A Gemini V em exposição na Praça da Sé, em São Paulo, em 1966 - Acervo Estadão
Todo
mundo foi ver a Gemini V no Passeio Público (até a enchente esteve
lá, uma noite). Todo mundo, menos ele. Não que se colocasse fora da
era espacial ou abominasse os Estados Unidos. Deixou de ir por
preguiça. É daqueles que, para participarem de um acontecimento
histórico, exigem que o acontecimento se verifique no bairro, de
preferência na rua onde moram. Em horário cômodo.
Mas
chegou o neto de longes plagas, doido de vontade de ver a cápsula, e
sem condições para ir sozinho ao centro da cidade. Pediu ao avô
que o levasse.
— Nunca!
Está um calor de lascar.
— A
gente toma uns sorvetes e vai em frente.
— Sem
um pingo d’água em casa!
— E
daí? Pra ver a Gemini não precisa de água. Astronauta é que
precisa de muita, pra não desidratar no espaço.
— Amanhã
nós vamos, menino.
— Amanhã
a cápsula sobe pra Petrópolis e não volta mais ao Rio. Você
parece que não lê jornal!
Impossível
resistir. Os dois se mandaram para o centro. Lá estava, no jardim,
convidativa como um circo, a barraca de plástico encerrando a
supermáquina. “Que chateação!” — pensou o velho. O neto
pensava exatamente o contrário. Tanto que, mal avistou a barraca,
acelerou o passo, deixando o avô à distância. Em disparada entrou
no recinto.
A
progressão nas duas escadinhas laterais era lenta, porque os
visitantes queriam ver bem a cápsula; alguns o faziam com ar
entendido, de quem já entrou em órbita e é íntimo do Schirra e do
Cooper. Certamente, para o garoto o ideal seria que todos fossem
embora e ele tomasse posse da cápsula. Mal subiu o primeiro degrau,
estendeu as mãos para o plástico da cobertura, alisou-o como quem
faz carícia. Depois, os dedos passaram ao revestimento metálico.

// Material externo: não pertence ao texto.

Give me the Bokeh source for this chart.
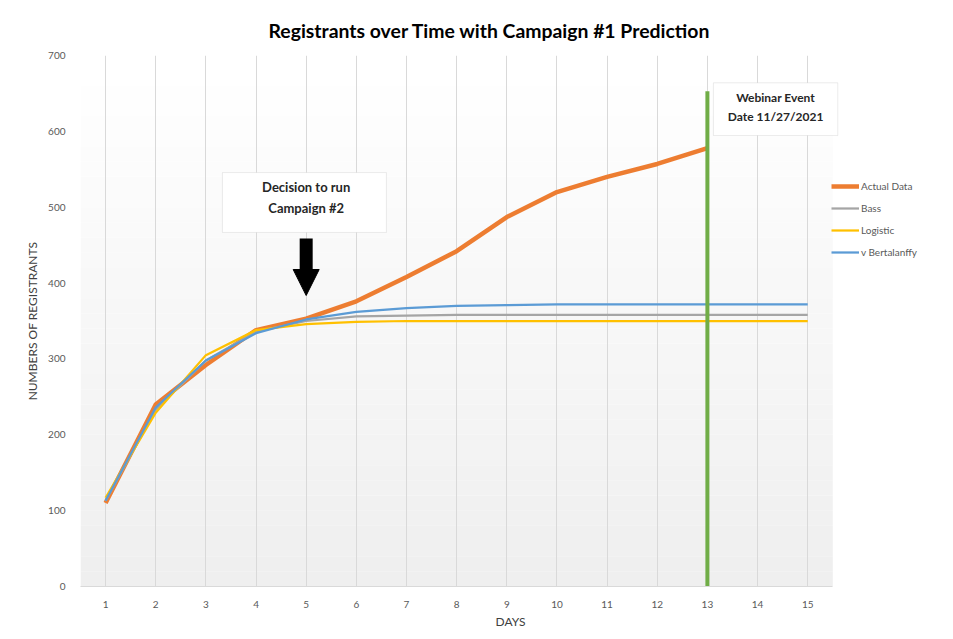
from bokeh.plotting import figure
from bokeh.models import (Legend, LegendItem, Label, BoxAnnotation, Arrow, NormalHead,
                          FixedTicker, Range1d)
from bokeh.embed import file_html
from bokeh.resources import INLINE

# ---------------- data ----------------
days = list(range(1, 16))
actual_days = list(range(1, 14))
actual = [110, 240, 292, 338, 353, 376, 408, 442, 487, 520, 540, 557, 578]
bass = [113, 233, 298, 336, 350, 356, 357, 358, 358, 358, 358, 358, 358, 358, 358]
logistic = [117, 229, 305, 338, 346, 349, 350, 350, 350, 350, 350, 350, 350, 350, 350]
bertalanffy = [113, 236, 298, 334, 352, 362, 367, 370, 371, 372, 372, 372, 372, 372, 372]
y_ticks = [0, 100, 200, 300, 400, 500, 600, 700]
webinar_day = 13
webinar_top = 653
decision_day = 5

title_text = "Registrants  over Time with Campaign  #1 Prediction"
FONT = "Lato"

X_MIN, X_MAX = 0.5, 15.5

p = figure(width=945, height=631, output_backend="svg", toolbar_location=None,
           x_range=Range1d(X_MIN, 17.648), y_range=Range1d(0, 700),
           min_border_left=80, min_border_right=5, min_border_top=55, min_border_bottom=45)
p.outline_line_color = None
p.background_fill_color = "white"
p.border_fill_color = "white"

# title
p.title.text = title_text
p.title.align = "left"
p.title.offset = 188
p.title.standoff = 27
p.title.text_font = FONT
p.title.text_font_style = "bold"
p.title.text_font_size = "19.4px"
p.title.text_color = "#000000"

# gradient-like background strips (decoration)
n = 35
for i in range(n):
    t = i / (n - 1)
    c = int(round(239 + (255 - 239) * t))
    p.add_layout(BoxAnnotation(left=X_MIN, right=X_MAX,
                               bottom=700 * i / n, top=700 * (i + 1) / n,
                               fill_color=(c, c, c), fill_alpha=1.0, line_color=None,
                               level="image"))

# grid
p.ygrid.grid_line_color = None
p.xgrid.grid_line_color = "#d9d9d9"
p.xgrid.grid_line_width = 1
p.xgrid.ticker = FixedTicker(ticks=days)

# axes
p.xaxis.ticker = FixedTicker(ticks=days)
p.yaxis.ticker = FixedTicker(ticks=y_ticks)
p.xaxis.bounds = (X_MIN, X_MAX)
for ax in (p.xaxis, p.yaxis):
    ax.major_tick_line_color = None
    ax.minor_tick_line_color = None
    ax.major_label_text_font = FONT
    ax.major_label_text_font_size = "10px"
    ax.major_label_text_color = "#595959"
    ax.axis_label_text_font = FONT
    ax.axis_label_text_font_style = "normal"
    ax.axis_label_text_font_size = "12px"
    ax.axis_label_text_color = "#404040"
p.xaxis.axis_line_color = "#d9d9d9"
p.yaxis.axis_line_color = None
p.xaxis.axis_label = "DAYS"
p.xaxis.axis_label_text_align = "center"
p.yaxis.axis_label = "NUMBERS OF REGISTRANTS"
p.xaxis.major_label_standoff = 8
p.xaxis.axis_label_standoff = 3
p.yaxis.major_label_standoff = 9
p.yaxis.axis_label_standoff = 5

# series
r_act = p.line(actual_days, actual, line_color="#ED7D31", line_width=4.5, line_join="round")
r_bass = p.line(days, bass, line_color="#A5A5A5", line_width=2.25)
r_log = p.line(days, logistic, line_color="#FFC000", line_width=2.25)
r_bert = p.line(days, bertalanffy, line_color="#5B9BD5", line_width=2.25)

# webinar event line
p.segment(x0=[webinar_day], y0=[0], x1=[webinar_day], y1=[webinar_top],
          line_color="#70AD47", line_width=4)

# legend
legend = Legend(items=[LegendItem(label="Actual Data", renderers=[r_act]),
                       LegendItem(label="Bass", renderers=[r_bass]),
                       LegendItem(label="Logistic", renderers=[r_log]),
                       LegendItem(label="v Bertalanffy", renderers=[r_bert])],
                location=(751, 326), padding=0, margin=0, spacing=6,
                glyph_width=28, glyph_height=16, label_height=16, label_standoff=2,
                label_text_font=FONT, label_text_font_size="10px", label_text_color="#595959",
                border_line_color=None, background_fill_alpha=0)
p.add_layout(legend)

# decision annotation
p.add_layout(BoxAnnotation(left=3.33, right=6.60, bottom=466.7, top=545.7,
                           fill_color="white", fill_alpha=1, line_color="#bfbfbf", line_width=1))
p.add_layout(Label(x=decision_day, y=527, text="Decision to run", text_align="center",
                   text_baseline="middle", text_font=FONT, text_font_style="bold",
                   text_font_size="13px", text_color="#262626"))
p.add_layout(Label(x=decision_day, y=499.5, text="Campaign #2", text_align="center",
                   text_baseline="middle", text_font=FONT, text_font_style="bold",
                   text_font_size="13px", text_color="#262626"))
p.add_layout(Arrow(x_start=decision_day, y_start=458.7, x_end=decision_day, y_end=383.6,
                   line_color="black", line_width=13,
                   end=NormalHead(size=26, fill_color="black", line_color="black", line_width=1)))

# webinar annotation
p.add_layout(BoxAnnotation(left=13.12, right=15.6, bottom=594.5, top=664,
                           fill_color="white", fill_alpha=1, line_color="#bfbfbf", line_width=1))
p.add_layout(Label(x=14.36, y=645, text="Webinar Event", text_align="center",
                   text_baseline="middle", text_font=FONT, text_font_style="bold",
                   text_font_size="12px", text_color="#262626"))
p.add_layout(Label(x=14.36, y=620, text="Date 11/27/2021", text_align="center",
                   text_baseline="middle", text_font=FONT, text_font_style="bold",
                   text_font_size="12px", text_color="#262626"))

open("out.html", "w").write(file_html(p, INLINE))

Apalpava a matéria com força, para testá-la, talvez para
comunicar-lhe toda a sua emoção.
— Olhe
para dentro, repare no painel, nos assentos do piloto e do copiloto —
sugeriu o visitante de trás, vendo que o garoto não desatava.
Mas
ele não tinha tanto olhos de ver quanto mãos de pegar. O tato
procurava convencer-se da materialidade da cápsula, esgotar a
percepção; depois, a vista que entrasse com seu jogo. Meteu a unha
no casco de titânio, querendo tirar uma lasquinha que fosse.
Conseguiu uns fiapos, recolhidos imediatamente ao bolso da camisa.
Depois arranhou a bandeira norte-americana pintada na fuselagem. Sem
a menor intenção de desacato: para conseguir uns grânulos de tinta
vermelha das listras, que serviriam, com os fiapos, de eterna
recordação e comprovação do encontro, se os colegas duvidassem.
Pressionado
pela fila, teve de descer do outro lado, mas avisou: “Vou subir
muitas vezes”. E subiu e desceu tantas vezes, contornando a
barraca, que mais parecia a própria cápsula, dando voltas à Terra.
Já agora, eram os olhos que desfrutavam a viagem. Tiravam fotos
retinianas de cada instrumento, cada botão, cada partícula
prestigiosa do prestigioso conjunto.
E
não descansou. Concluído o voo orbital, aterrissou junto ao
funcionário incumbido de dar explicações a quem quisesse. Crivou-o
de perguntas, discutiu pontos técnicos da próxima alunissagem. A
certa altura, o funcionário coçou a cabeça:
— Isso
eu não sei informar, me faltam dados… Desculpe.
Ao
voltarem para casa, confidenciou ao avô:
— Soprei
em cima do vidro, para deixar o meu hálito. E risquei como pude
minhas iniciais.
De
sorte que o avô regressou sem ter visto propriamente a Gemini V, mas
ainda a está observando, perfeita, em pleno voo, na fisionomia grave
do garoto, que ainda não regressou do cosmo.